Do not repeat pictures. Repeat exactly the lines of the listing below from its first line through the line with "0.07, 0.06, 0.04];".
::: Data :::
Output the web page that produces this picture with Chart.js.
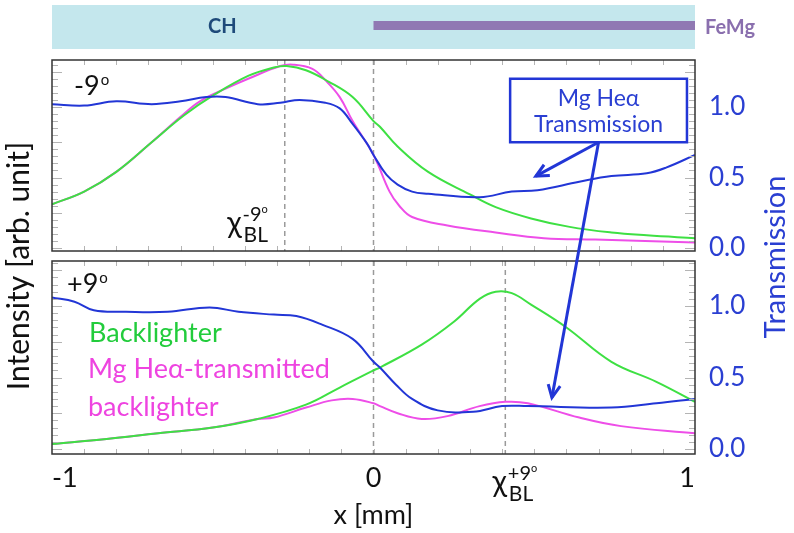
<!DOCTYPE html>
<html>
<head>
<meta charset="utf-8">
<script src="https://cdn.jsdelivr.net/npm/chart.js@4.4.0/dist/chart.umd.min.js"></script>
<style>
  body { margin: 0; background: #fff; }
  #wrap { position: relative; width: 794px; height: 533px; }
  canvas { position: absolute; left: 0; top: 0; }
</style>
</head>
<body>
<div id="wrap">
  <canvas id="topChart" width="794" height="533"></canvas>
  <canvas id="botChart" width="794" height="533"></canvas>
</div>
<script>
// ---- data ----
// top panel (-9 deg)
topBlueX = [-1.00, -0.90, -0.80, -0.69, -0.60, -0.52, -0.46, -0.36, -0.29, -0.23, -0.15, -0.105, -0.065, -0.02, 0.00, 0.04, 0.075, 0.12, 0.17, 0.33, 0.43, 0.51, 0.64, 0.74, 0.85, 0.91, 1.00];
topBlueY = [1.02, 1.01, 1.04, 1.02, 1.04, 1.07, 1.07, 1.02, 1.03, 1.05, 1.03, 0.99, 0.88, 0.74, 0.66, 0.52, 0.45, 0.40, 0.385, 0.36, 0.40, 0.41, 0.47, 0.51, 0.53, 0.57, 0.66];
topGreenX = [-1.00, -0.90, -0.80, -0.69, -0.59, -0.50, -0.39, -0.31, -0.27, -0.21, -0.14, -0.065, 0.00, 0.02, 0.075, 0.17, 0.30, 0.38, 0.49, 0.61, 0.74, 0.85, 1.00];
topGreenY = [0.31, 0.40, 0.54, 0.75, 0.94, 1.08, 1.22, 1.28, 1.29, 1.26, 1.18, 1.07, 0.90, 0.86, 0.72, 0.54, 0.38, 0.29, 0.21, 0.15, 0.11, 0.09, 0.07];
topMagX = [-1.00, -0.90, -0.80, -0.69, -0.60, -0.54, -0.46, -0.39, -0.29, -0.25, -0.19, -0.15, -0.105, -0.065, 0.00, 0.05, 0.08, 0.12, 0.23, 0.38, 0.53, 0.69, 1.00];
topMagY = [0.31, 0.40, 0.54, 0.75, 0.93, 1.04, 1.13, 1.20, 1.29, 1.30, 1.27, 1.19, 1.07, 0.90, 0.66, 0.40, 0.30, 0.22, 0.16, 0.11, 0.07, 0.06, 0.04];

// bottom panel (+9 deg)
botBlueX = [-1.00, -0.93, -0.87, -0.77, -0.64, -0.51, -0.42, -0.31, -0.24, -0.16, -0.065, 0.00, 0.02, 0.07, 0.12, 0.20, 0.31, 0.40, 0.48, 0.74, 0.88, 1.00];
botBlueY = [1.06, 1.03, 0.97, 0.96, 0.96, 0.99, 0.96, 0.94, 0.93, 0.87, 0.77, 0.61, 0.57, 0.45, 0.35, 0.27, 0.26, 0.30, 0.30, 0.29, 0.32, 0.35];
botGreenX = [-1.00, -0.83, -0.67, -0.50, -0.36, -0.21, -0.105, 0.00, 0.02, 0.15, 0.25, 0.33, 0.38, 0.43, 0.49, 0.60, 0.74, 0.88, 1.00];
botGreenY = [0.035, 0.07, 0.11, 0.15, 0.21, 0.31, 0.43, 0.55, 0.57, 0.73, 0.89, 1.05, 1.10, 1.09, 1.01, 0.85, 0.61, 0.47, 0.33];
botMagX = [-1.00, -0.83, -0.67, -0.50, -0.36, -0.31, -0.21, -0.13, -0.065, 0.00, 0.02, 0.075, 0.15, 0.23, 0.33, 0.41, 0.48, 0.64, 0.77, 1.00];
botMagY = [0.035, 0.07, 0.11, 0.15, 0.21, 0.22, 0.29, 0.34, 0.35, 0.32, 0.30, 0.25, 0.21, 0.23, 0.30, 0.33, 0.32, 0.22, 0.16, 0.11];

xTicks = [-1, 0, 1];
yTicks = [0, 0.5, 1.0];
topDashes = [0, -0.276];
botDashes = [0, 0.41];

// ---- styles ----
var FONT = 'Lato, "DejaVu Sans", sans-serif';
var BLUE = '#2236d6';
var GREEN = '#3ee043';
var MAGENTA = '#ee4ee8';
var TXTBLUE = '#2a3fd2';

function pts(xs, ys) {
    return xs.map((x, i) => ({ x: x, y: ys[i] }));
}

function line(label, xs, ys, color) {
    return {
        label: label,
        data: pts(xs, ys),
        borderColor: color,
        backgroundColor: color,
        borderWidth: 2,
        pointRadius: 0,
        tension: 0.4,
        fill: false
    };
}

function drawArrow(ctx, x1, y1, x2, y2) {
    var ang = Math.atan2(y2 - y1, x2 - x1);
    var h = 14;
    ctx.beginPath();
    ctx.moveTo(x1, y1);
    ctx.lineTo(x2, y2);
    ctx.stroke();
    ctx.beginPath();
    ctx.moveTo(x2 - h * Math.cos(ang - 0.45), y2 - h * Math.sin(ang - 0.45));
    ctx.lineTo(x2, y2);
    ctx.lineTo(x2 - h * Math.cos(ang + 0.45), y2 - h * Math.sin(ang + 0.45));
    ctx.stroke();
}

// chi with subscript BL and superscript angle
function drawChi(ctx, left, base, sup) {
    ctx.fillStyle = '#111';
    ctx.textAlign = 'left';
    ctx.textBaseline = 'alphabetic';
    ctx.font = '30px ' + FONT;
    ctx.fillText('\u03c7', left, base);
    var w = ctx.measureText('\u03c7').width;
    ctx.font = '20px ' + FONT;
    ctx.fillText(sup, left + w + 1, base - 12);
    var sw = ctx.measureText(sup).width;
    ctx.font = '11px ' + FONT;
    ctx.fillText('o', left + w + 1 + sw, base - 20);
    ctx.font = '21px ' + FONT;
    ctx.fillText('BL', left + w + 2, base + 9);
}

function angleLabel(ctx, left, base, txt) {
    ctx.fillStyle = '#111';
    ctx.textAlign = 'left';
    ctx.textBaseline = 'alphabetic';
    ctx.font = '27px ' + FONT;
    ctx.fillText(txt, left, base);
    var w = ctx.measureText(txt).width;
    ctx.font = '15px ' + FONT;
    ctx.fillText('o', left + w + 1, base - 10);
}

// frame, inward ticks and dashed lines for one panel
function panelDeco(dashes) {
    return {
        id: 'panelDeco',
        beforeDatasetsDraw(chart) {
            var ctx = chart.ctx, a = chart.chartArea, x = chart.scales.x;
            ctx.save();
            ctx.strokeStyle = '#9a9a9a';
            ctx.lineWidth = 1.5;
            ctx.setLineDash([5, 4]);
            dashes.forEach(function (v) {
                var px = x.getPixelForValue(v);
                ctx.beginPath();
                ctx.moveTo(px, a.top);
                ctx.lineTo(px, a.bottom);
                ctx.stroke();
            });
            ctx.restore();
        },
        afterDatasetsDraw(chart) {
            var ctx = chart.ctx, a = chart.chartArea, x = chart.scales.x, y = chart.scales.y;
            ctx.save();
            ctx.strokeStyle = '#b4b4b4';
            ctx.lineWidth = 1;
            for (var i = -9; i <= 9; i++) {
                var px = Math.round(x.getPixelForValue(i / 10)) + 0.5;
                ctx.beginPath();
                ctx.moveTo(px, a.top); ctx.lineTo(px, a.top + 5);
                ctx.moveTo(px, a.bottom); ctx.lineTo(px, a.bottom - 5);
                ctx.stroke();
            }
            for (var k = 0; k * 0.05 < y.max; k++) {
                var py = Math.round(y.getPixelForValue(k * 0.05)) + 0.5;
                var len = (k % 5 === 0) ? 10 : 6;
                ctx.beginPath();
                ctx.moveTo(a.left, py); ctx.lineTo(a.left + len, py);
                ctx.moveTo(a.right, py); ctx.lineTo(a.right - len, py);
                ctx.stroke();
            }
            ctx.strokeStyle = '#333';
            ctx.lineWidth = 1.5;
            ctx.strokeRect(a.left, a.top, a.right - a.left, a.bottom - a.top);
            ctx.restore();
        }
    };
}

function rightAxis(min, max) {
    return {
        type: 'linear',
        position: 'right',
        min: min,
        max: max,
        afterFit: function (s) { s.width = 99; },
        afterBuildTicks: function (s) { s.ticks = yTicks.map(v => ({ value: v })); },
        grid: { display: false, drawTicks: false },
        border: { display: false },
        ticks: {
            color: TXTBLUE,
            padding: 14,
            font: { family: FONT, size: 26 },
            callback: function (v) { return v.toFixed(1); }
        }
    };
}

// ---- top panel ----
var topExtras = {
    id: 'topExtras',
    beforeDraw(chart) {
        var ctx = chart.ctx, x = chart.scales.x;
        var l = x.getPixelForValue(-1), r = x.getPixelForValue(1), m = x.getPixelForValue(0);
        ctx.save();
        ctx.fillStyle = '#c4e7ed';
        ctx.fillRect(l, 5, r - l, 44);
        ctx.fillStyle = '#9079b3';
        ctx.fillRect(m, 21, r - m, 9);
        ctx.textBaseline = 'middle';
        ctx.textAlign = 'center';
        ctx.font = 'bold 20px ' + FONT;
        ctx.fillStyle = '#1e4a7a';
        ctx.fillText('CH', x.getPixelForValue(-0.47), 27);
        ctx.textAlign = 'left';
        ctx.fillStyle = '#8a6fae';
        ctx.fillText('FeMg', r + 10, 28);
        ctx.restore();
    },
    afterDraw(chart) {
        var ctx = chart.ctx, x = chart.scales.x, y = chart.scales.y;
        ctx.save();
        angleLabel(ctx, chart.chartArea.left + 22, chart.chartArea.top + 35, '-9');
        drawChi(ctx, x.getPixelForValue(-0.455), y.getPixelForValue(0.11), '-9');
        // label box
        var bl = x.getPixelForValue(0.425), br = x.getPixelForValue(0.975);
        var bt = y.getPixelForValue(1.20), bb = y.getPixelForValue(0.75);
        ctx.fillStyle = '#fff';
        ctx.fillRect(bl, bt, br - bl, bb - bt);
        ctx.strokeStyle = BLUE;
        ctx.lineWidth = 2.5;
        ctx.strokeRect(bl, bt, br - bl, bb - bt);
        ctx.fillStyle = TXTBLUE;
        ctx.textAlign = 'center';
        ctx.textBaseline = 'middle';
        ctx.font = '23px ' + FONT;
        ctx.fillText('Mg He\u03b1', (bl + br) / 2, bt + 20);
        ctx.fillText('Transmission', (bl + br) / 2, bt + 46);
        // short arrow
        ctx.lineWidth = 3;
        drawArrow(ctx, x.getPixelForValue(0.70), bb, x.getPixelForValue(0.505), y.getPixelForValue(0.51));
        ctx.restore();
    }
};

var topChart = new Chart(document.getElementById('topChart'), {
    type: 'line',
    data: {
        datasets: [
            line('Transmission', topBlueX, topBlueY, BLUE),
            line('Backlighter', topGreenX, topGreenY, GREEN),
            line('Mg He\u03b1-transmitted backlighter', topMagX, topMagY, MAGENTA)
        ]
    },
    options: {
        responsive: false,
        animation: false,
        layout: { padding: { left: 52, top: 60, right: 0, bottom: 282 } },
        plugins: { legend: { display: false }, tooltip: { enabled: false } },
        scales: {
            x: { type: 'linear', min: -1, max: 1, display: false },
            y: rightAxis(-0.021, 1.333)
        }
    },
    plugins: [panelDeco(topDashes), topExtras]
});

// ---- bottom panel ----
var botExtras = {
    id: 'botExtras',
    afterDraw(chart) {
        var ctx = chart.ctx, x = chart.scales.x, y = chart.scales.y, a = chart.chartArea;
        ctx.save();
        angleLabel(ctx, a.left + 15, a.top + 32, '+9');
        ctx.textAlign = 'left';
        ctx.textBaseline = 'alphabetic';
        ctx.font = '27px ' + FONT;
        ctx.fillStyle = '#22cc3c';
        ctx.fillText('Backlighter', a.left + 37, y.getPixelForValue(0.75));
        ctx.fillStyle = '#ee44e0';
        ctx.fillText('Mg He\u03b1-transmitted', a.left + 36, y.getPixelForValue(0.50));
        ctx.fillText('backlighter', a.left + 36, y.getPixelForValue(0.23));
        drawChi(ctx, x.getPixelForValue(0.37), a.bottom + 38, '+9');
        // long arrow from the label box in the top panel
        var ty = topChart.scales.y;
        ctx.strokeStyle = BLUE;
        ctx.lineWidth = 3;
        drawArrow(ctx, x.getPixelForValue(0.70), ty.getPixelForValue(0.75), x.getPixelForValue(0.555), y.getPixelForValue(0.36));
        // axis titles spanning both panels
        ctx.textAlign = 'center';
        ctx.textBaseline = 'middle';
        ctx.save();
        ctx.translate(19, 266);
        ctx.rotate(-Math.PI / 2);
        ctx.fillStyle = '#111';
        ctx.font = '30px ' + FONT;
        ctx.fillText('Intensity [arb. unit]', 0, 0);
        ctx.restore();
        ctx.save();
        ctx.translate(776, 257);
        ctx.rotate(-Math.PI / 2);
        ctx.fillStyle = TXTBLUE;
        ctx.font = '29px ' + FONT;
        ctx.fillText('Transmission', 0, 0);
        ctx.restore();
        ctx.restore();
    }
};

var botChart = new Chart(document.getElementById('botChart'), {
    type: 'line',
    data: {
        datasets: [
            line('Transmission', botBlueX, botBlueY, BLUE),
            line('Backlighter', botGreenX, botGreenY, GREEN),
            line('Mg He\u03b1-transmitted backlighter', botMagX, botMagY, MAGENTA)
        ]
    },
    options: {
        responsive: false,
        animation: false,
        layout: { padding: { left: 52, top: 261, right: 0, bottom: 0 } },
        plugins: { legend: { display: false }, tooltip: { enabled: false } },
        scales: {
            x: {
                type: 'linear',
                min: -1,
                max: 1,
                afterFit: function (s) { s.height = 79; },
                afterBuildTicks: function (s) { s.ticks = xTicks.map(v => ({ value: v })); },
                grid: { display: false, drawTicks: false },
                border: { display: false },
                ticks: {
                    color: '#111',
                    padding: 8,
                    align: 'inner',
                    maxRotation: 0,
                    font: { family: FONT, size: 27 }
                },
                title: {
                    display: true,
                    text: 'x [mm]',
                    color: '#111',
                    font: { family: FONT, size: 27 },
                    padding: { top: 0, bottom: 2 }
                }
            },
            y: rightAxis(-0.035, 1.315)
        }
    },
    plugins: [panelDeco(botDashes), botExtras]
});
</script>
</body>
</html>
:::
Answer to the problem >>
Output the web page that produces this picture with Chart.js.
<!DOCTYPE html>
<html>
<head>
<meta charset="utf-8">
<script src="https://cdn.jsdelivr.net/npm/chart.js@4.4.0/dist/chart.umd.min.js"></script>
<style>
  body { margin: 0; background: #fff; }
  #wrap { position: relative; width: 794px; height: 533px; }
  canvas { position: absolute; left: 0; top: 0; }
</style>
</head>
<body>
<div id="wrap">
  <canvas id="topChart" width="794" height="533"></canvas>
  <canvas id="botChart" width="794" height="533"></canvas>
</div>
<script>
// ---- data ----
// top panel (-9 deg)
topBlueX = [-1.00, -0.90, -0.80, -0.69, -0.60, -0.52, -0.46, -0.36, -0.29, -0.23, -0.15, -0.105, -0.065, -0.02, 0.00, 0.04, 0.075, 0.12, 0.17, 0.33, 0.43, 0.51, 0.64, 0.74, 0.85, 0.91, 1.00];
topBlueY = [1.02, 1.01, 1.04, 1.02, 1.04, 1.07, 1.07, 1.02, 1.03, 1.05, 1.03, 0.99, 0.88, 0.74, 0.66, 0.52, 0.45, 0.40, 0.385, 0.36, 0.40, 0.41, 0.47, 0.51, 0.53, 0.57, 0.66];
topGreenX = [-1.00, -0.90, -0.80, -0.69, -0.59, -0.50, -0.39, -0.31, -0.27, -0.21, -0.14, -0.065, 0.00, 0.02, 0.075, 0.17, 0.30, 0.38, 0.49, 0.61, 0.74, 0.85, 1.00];
topGreenY = [0.31, 0.40, 0.54, 0.75, 0.94, 1.08, 1.22, 1.28, 1.29, 1.26, 1.18, 1.07, 0.90, 0.86, 0.72, 0.54, 0.38, 0.29, 0.21, 0.15, 0.11, 0.09, 0.07];
topMagX = [-1.00, -0.90, -0.80, -0.69, -0.60, -0.54, -0.46, -0.39, -0.29, -0.25, -0.19, -0.15, -0.105, -0.065, 0.00, 0.05, 0.08, 0.12, 0.23, 0.38, 0.53, 0.69, 1.00];
topMagY = [0.31, 0.40, 0.54, 0.75, 0.93, 1.04, 1.13, 1.20, 1.29, 1.30, 1.27, 1.19, 1.07, 0.90, 0.66, 0.40, 0.30, 0.22, 0.16, 0.11, 0.07, 0.06, 0.04];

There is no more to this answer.